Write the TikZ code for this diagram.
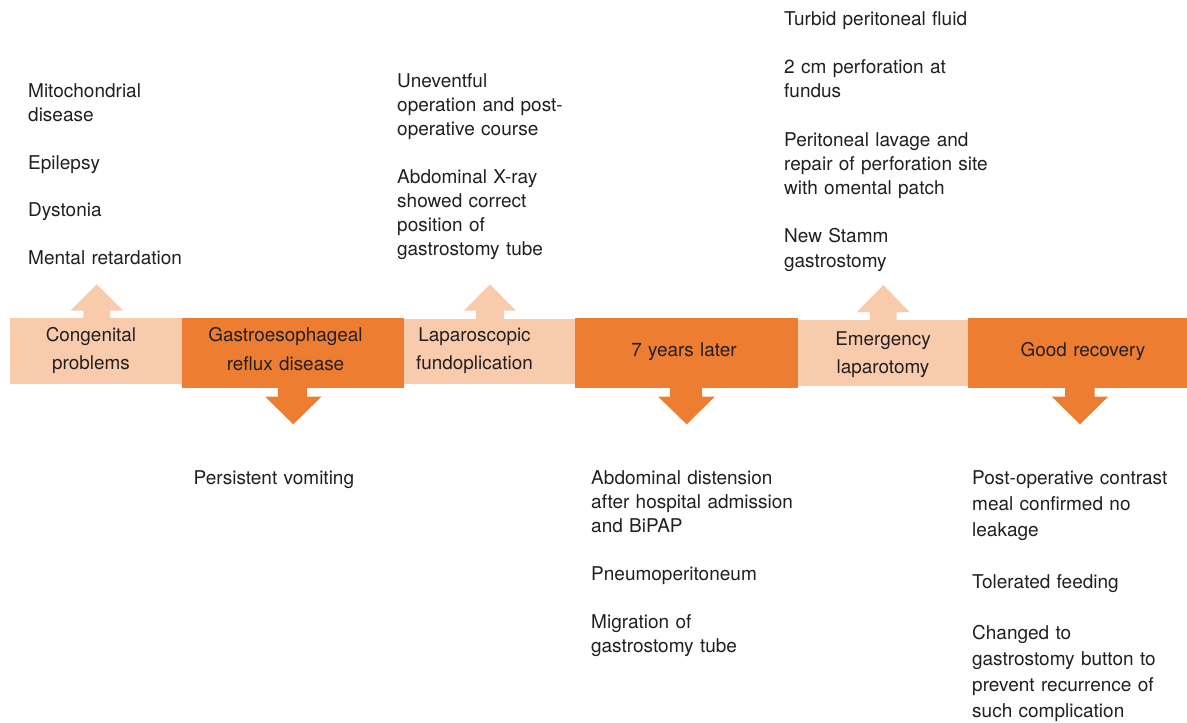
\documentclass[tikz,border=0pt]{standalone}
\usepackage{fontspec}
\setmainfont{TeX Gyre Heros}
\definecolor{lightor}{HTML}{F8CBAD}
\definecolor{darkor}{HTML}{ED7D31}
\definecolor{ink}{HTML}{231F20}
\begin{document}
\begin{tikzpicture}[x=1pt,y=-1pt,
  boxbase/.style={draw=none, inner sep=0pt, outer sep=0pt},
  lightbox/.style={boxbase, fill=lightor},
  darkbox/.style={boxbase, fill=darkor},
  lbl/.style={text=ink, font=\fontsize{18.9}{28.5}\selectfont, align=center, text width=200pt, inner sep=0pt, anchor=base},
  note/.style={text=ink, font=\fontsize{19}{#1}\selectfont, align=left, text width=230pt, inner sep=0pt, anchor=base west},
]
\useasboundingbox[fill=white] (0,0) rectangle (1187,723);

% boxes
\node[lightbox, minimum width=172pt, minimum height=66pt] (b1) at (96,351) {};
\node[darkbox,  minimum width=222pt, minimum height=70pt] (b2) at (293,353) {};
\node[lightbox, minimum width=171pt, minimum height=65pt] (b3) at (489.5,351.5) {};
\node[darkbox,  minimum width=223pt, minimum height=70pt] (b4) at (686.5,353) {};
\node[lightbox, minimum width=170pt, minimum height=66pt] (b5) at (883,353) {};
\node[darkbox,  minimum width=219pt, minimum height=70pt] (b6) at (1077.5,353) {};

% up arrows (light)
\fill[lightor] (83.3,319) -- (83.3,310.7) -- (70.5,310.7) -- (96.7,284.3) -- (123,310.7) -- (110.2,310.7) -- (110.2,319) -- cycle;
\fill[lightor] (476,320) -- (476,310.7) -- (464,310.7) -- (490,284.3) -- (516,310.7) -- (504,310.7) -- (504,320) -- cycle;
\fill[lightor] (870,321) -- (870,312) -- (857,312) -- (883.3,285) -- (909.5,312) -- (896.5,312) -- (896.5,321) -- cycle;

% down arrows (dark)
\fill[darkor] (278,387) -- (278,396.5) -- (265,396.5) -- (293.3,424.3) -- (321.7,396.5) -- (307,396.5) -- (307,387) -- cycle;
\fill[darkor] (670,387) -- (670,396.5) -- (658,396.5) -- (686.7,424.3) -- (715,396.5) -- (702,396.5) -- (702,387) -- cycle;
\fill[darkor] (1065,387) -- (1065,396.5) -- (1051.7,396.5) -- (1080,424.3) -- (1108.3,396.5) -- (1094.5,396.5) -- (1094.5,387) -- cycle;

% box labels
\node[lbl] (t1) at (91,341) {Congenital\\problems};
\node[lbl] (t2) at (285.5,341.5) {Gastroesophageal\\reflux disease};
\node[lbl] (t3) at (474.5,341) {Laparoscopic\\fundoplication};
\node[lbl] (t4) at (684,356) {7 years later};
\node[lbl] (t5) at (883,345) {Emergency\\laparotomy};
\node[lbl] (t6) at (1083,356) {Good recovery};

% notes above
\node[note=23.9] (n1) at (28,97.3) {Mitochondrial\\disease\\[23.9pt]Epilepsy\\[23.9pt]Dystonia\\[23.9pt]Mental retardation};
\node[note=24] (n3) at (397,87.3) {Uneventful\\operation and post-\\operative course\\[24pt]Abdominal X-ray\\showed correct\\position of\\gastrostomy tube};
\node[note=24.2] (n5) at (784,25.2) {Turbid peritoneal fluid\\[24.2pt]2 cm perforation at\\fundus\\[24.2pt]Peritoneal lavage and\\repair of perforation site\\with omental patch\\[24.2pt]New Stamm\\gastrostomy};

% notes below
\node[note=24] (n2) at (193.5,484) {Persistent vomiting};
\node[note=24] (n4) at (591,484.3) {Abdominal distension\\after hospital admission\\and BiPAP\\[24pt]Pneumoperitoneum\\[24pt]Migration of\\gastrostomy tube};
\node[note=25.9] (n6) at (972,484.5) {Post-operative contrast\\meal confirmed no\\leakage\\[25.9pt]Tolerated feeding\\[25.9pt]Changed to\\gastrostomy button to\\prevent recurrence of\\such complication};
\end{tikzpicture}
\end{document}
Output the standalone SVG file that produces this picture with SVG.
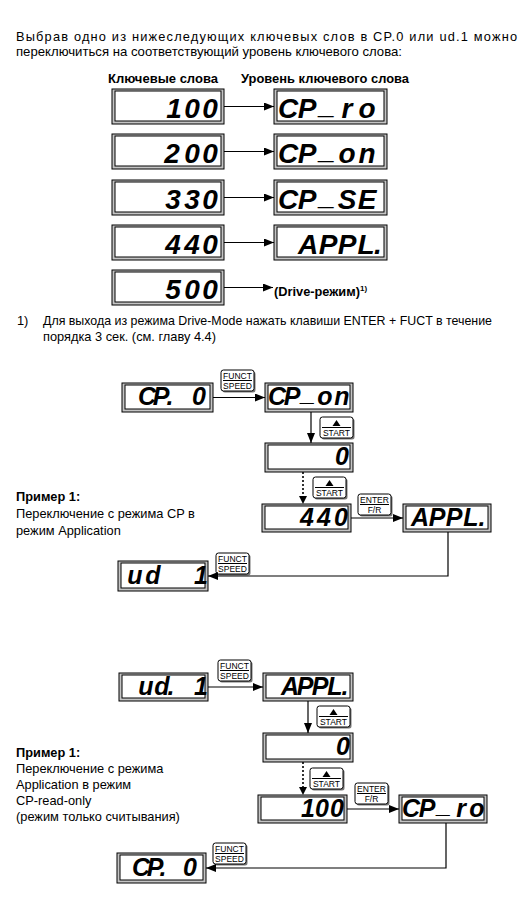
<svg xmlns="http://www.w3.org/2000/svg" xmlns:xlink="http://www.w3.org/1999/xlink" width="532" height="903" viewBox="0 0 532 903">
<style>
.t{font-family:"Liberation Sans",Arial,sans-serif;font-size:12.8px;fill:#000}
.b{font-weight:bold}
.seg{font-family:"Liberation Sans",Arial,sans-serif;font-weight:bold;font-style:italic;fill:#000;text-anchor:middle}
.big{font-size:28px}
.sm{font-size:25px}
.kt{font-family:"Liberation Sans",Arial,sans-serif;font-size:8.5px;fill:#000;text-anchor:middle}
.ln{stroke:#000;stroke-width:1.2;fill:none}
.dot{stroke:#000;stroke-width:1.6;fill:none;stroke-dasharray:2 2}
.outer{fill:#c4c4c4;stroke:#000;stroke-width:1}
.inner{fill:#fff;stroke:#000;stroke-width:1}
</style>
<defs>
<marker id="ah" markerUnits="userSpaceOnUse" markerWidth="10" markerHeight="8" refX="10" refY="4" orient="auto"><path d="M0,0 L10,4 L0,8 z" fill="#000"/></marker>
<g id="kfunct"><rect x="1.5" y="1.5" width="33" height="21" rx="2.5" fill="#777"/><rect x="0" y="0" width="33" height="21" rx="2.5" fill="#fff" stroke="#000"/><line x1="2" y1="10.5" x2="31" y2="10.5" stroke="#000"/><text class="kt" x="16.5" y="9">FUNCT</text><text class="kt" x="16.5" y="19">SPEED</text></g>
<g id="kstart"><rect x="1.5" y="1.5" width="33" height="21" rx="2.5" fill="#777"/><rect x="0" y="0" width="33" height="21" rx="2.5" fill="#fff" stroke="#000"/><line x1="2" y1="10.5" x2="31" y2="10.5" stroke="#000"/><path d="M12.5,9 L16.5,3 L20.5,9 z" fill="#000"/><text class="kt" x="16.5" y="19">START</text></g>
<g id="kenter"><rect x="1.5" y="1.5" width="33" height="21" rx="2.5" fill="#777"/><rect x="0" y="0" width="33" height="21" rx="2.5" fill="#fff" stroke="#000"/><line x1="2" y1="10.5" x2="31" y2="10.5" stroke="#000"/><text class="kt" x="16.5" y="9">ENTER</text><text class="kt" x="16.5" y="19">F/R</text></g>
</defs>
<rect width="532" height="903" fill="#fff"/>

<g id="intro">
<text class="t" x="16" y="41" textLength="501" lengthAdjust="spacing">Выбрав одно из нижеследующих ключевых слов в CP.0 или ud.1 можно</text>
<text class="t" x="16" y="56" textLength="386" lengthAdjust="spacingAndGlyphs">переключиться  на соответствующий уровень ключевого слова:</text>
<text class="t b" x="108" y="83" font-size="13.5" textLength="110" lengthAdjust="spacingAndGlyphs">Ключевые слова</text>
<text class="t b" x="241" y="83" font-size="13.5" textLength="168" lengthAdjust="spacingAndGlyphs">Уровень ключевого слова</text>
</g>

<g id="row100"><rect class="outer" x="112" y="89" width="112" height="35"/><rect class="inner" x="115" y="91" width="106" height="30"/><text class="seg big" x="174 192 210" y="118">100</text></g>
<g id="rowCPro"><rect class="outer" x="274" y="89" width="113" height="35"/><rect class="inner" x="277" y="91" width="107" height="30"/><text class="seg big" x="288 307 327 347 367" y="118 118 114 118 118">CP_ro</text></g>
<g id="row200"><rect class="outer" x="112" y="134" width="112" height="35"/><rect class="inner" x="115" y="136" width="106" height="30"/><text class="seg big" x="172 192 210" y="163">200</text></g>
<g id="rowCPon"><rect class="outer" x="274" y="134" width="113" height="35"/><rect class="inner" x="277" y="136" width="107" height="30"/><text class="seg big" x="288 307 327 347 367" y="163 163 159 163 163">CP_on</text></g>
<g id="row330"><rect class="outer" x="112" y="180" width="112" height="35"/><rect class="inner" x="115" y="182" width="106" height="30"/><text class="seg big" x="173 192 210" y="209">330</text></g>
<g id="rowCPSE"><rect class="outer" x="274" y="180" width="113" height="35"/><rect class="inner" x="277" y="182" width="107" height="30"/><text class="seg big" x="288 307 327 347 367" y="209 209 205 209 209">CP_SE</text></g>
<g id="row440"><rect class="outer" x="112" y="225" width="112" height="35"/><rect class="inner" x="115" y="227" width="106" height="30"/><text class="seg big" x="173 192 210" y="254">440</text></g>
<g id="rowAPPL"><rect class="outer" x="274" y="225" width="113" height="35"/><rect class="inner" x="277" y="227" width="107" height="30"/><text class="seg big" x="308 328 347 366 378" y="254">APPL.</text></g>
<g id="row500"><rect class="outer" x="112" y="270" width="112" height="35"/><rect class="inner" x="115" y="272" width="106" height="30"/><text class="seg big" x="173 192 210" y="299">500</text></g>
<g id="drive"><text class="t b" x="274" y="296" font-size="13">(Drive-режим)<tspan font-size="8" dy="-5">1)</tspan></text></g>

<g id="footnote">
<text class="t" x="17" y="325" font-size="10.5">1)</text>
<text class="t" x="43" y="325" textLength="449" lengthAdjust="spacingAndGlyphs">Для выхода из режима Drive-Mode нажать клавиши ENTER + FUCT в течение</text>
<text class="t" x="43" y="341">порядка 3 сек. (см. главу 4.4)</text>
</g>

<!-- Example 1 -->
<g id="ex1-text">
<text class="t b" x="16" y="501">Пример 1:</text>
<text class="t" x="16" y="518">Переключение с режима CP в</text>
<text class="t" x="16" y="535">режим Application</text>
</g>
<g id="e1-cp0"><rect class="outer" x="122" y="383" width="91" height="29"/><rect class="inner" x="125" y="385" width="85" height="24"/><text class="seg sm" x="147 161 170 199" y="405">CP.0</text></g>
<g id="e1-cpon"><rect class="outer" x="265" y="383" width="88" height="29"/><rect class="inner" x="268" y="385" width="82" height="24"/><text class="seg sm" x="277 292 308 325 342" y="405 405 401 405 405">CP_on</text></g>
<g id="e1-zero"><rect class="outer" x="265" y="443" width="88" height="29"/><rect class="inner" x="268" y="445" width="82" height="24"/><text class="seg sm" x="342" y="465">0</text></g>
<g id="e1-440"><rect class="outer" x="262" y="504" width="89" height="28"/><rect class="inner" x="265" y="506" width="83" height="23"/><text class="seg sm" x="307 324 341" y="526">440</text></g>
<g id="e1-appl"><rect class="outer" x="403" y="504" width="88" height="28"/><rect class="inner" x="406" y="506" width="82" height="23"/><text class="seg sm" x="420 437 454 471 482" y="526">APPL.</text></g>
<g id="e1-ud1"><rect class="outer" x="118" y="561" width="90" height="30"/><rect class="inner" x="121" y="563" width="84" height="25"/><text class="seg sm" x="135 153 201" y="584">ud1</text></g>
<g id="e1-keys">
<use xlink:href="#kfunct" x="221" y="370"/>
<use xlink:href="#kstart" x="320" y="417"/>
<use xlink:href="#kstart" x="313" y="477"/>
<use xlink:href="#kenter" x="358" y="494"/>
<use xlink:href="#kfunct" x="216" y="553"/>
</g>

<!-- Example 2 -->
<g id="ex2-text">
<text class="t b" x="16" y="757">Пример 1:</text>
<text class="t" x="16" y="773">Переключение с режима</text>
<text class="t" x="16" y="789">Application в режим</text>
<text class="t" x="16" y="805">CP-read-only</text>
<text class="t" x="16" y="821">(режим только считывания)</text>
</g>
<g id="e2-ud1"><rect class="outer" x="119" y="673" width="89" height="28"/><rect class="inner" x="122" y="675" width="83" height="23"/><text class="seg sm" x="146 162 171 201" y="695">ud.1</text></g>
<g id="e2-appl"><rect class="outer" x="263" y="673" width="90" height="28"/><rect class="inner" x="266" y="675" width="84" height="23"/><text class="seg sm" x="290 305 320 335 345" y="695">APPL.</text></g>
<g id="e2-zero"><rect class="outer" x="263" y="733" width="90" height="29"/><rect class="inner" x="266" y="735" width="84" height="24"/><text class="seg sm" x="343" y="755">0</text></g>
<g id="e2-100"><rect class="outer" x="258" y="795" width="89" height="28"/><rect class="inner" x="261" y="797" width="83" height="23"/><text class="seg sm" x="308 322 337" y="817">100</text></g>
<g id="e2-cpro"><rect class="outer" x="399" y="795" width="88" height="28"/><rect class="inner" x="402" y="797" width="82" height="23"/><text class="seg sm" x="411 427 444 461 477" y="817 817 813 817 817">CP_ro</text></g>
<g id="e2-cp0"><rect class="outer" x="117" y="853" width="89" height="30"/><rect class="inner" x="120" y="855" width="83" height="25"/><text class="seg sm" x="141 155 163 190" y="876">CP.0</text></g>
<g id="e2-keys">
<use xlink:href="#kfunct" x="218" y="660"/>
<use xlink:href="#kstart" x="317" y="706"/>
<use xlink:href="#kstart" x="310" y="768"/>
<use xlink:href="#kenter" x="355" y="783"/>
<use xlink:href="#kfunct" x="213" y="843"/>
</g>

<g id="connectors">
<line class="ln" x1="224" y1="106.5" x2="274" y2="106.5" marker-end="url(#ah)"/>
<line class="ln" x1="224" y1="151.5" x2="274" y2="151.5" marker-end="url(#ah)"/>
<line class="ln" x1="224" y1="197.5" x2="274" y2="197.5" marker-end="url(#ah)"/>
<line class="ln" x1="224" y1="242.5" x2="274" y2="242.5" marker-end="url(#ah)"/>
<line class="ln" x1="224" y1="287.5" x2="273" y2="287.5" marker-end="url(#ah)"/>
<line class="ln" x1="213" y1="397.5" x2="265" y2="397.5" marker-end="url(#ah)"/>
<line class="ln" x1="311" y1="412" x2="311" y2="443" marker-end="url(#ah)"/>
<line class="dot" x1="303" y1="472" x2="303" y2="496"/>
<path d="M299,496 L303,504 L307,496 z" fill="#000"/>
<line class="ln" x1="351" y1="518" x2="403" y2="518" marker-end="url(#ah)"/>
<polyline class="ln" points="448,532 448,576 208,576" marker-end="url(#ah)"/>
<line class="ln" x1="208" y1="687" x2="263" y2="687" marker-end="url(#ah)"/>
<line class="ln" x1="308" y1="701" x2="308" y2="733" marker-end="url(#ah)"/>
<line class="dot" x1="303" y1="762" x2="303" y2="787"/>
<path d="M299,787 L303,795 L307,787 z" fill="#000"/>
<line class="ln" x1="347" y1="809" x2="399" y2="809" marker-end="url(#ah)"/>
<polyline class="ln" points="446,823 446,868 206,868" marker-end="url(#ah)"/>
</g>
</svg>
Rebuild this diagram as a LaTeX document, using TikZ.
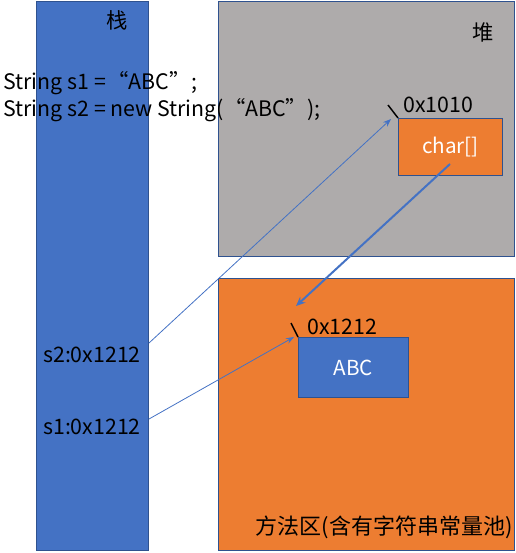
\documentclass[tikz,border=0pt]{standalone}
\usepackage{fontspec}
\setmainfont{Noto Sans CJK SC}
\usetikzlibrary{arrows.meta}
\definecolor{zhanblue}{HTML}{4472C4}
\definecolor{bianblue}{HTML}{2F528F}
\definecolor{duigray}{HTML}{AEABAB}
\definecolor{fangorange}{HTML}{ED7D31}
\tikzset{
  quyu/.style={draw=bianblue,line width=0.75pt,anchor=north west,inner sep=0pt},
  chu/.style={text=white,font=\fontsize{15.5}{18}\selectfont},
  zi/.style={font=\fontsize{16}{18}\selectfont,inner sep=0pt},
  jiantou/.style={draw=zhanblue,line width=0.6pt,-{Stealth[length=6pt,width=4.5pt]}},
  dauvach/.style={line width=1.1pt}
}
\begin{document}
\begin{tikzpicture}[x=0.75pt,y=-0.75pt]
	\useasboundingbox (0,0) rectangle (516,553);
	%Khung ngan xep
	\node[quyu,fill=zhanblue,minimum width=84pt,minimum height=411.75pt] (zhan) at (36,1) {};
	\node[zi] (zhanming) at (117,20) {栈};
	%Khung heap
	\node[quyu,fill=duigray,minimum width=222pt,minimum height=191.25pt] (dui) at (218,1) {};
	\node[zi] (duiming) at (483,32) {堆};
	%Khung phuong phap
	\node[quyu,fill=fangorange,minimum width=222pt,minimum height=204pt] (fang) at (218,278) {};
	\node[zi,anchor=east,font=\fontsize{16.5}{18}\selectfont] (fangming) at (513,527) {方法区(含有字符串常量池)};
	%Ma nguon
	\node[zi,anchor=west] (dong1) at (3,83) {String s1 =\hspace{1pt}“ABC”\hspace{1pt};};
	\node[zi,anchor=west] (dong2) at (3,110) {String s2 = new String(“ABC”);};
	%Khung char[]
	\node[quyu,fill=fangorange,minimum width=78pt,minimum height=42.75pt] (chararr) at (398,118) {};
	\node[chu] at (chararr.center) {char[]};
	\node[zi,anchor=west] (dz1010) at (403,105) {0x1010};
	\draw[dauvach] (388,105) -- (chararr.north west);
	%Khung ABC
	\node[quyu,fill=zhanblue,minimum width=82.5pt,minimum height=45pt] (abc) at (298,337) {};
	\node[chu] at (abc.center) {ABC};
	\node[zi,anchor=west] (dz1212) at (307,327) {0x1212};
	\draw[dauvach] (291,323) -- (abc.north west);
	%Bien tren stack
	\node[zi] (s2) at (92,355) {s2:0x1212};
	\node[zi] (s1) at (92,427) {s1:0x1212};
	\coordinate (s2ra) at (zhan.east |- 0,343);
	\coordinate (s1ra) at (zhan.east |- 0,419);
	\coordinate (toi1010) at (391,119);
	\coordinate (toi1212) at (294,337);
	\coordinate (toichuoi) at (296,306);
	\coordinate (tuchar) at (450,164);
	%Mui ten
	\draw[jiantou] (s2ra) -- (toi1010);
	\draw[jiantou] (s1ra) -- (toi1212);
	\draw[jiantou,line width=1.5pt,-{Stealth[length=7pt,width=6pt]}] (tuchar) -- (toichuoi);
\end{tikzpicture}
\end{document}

※ ※ ※

PROMPT ▸ Gather every line from the listing above in which "this" appears, and copy those lines.

SOLUTION TO THE PROBLEM ▸
Write the TikZ code for this diagram.
Output the standalone SVG file that produces this picture with SVG.
Rebuild this diagram as a LaTeX document, using TikZ.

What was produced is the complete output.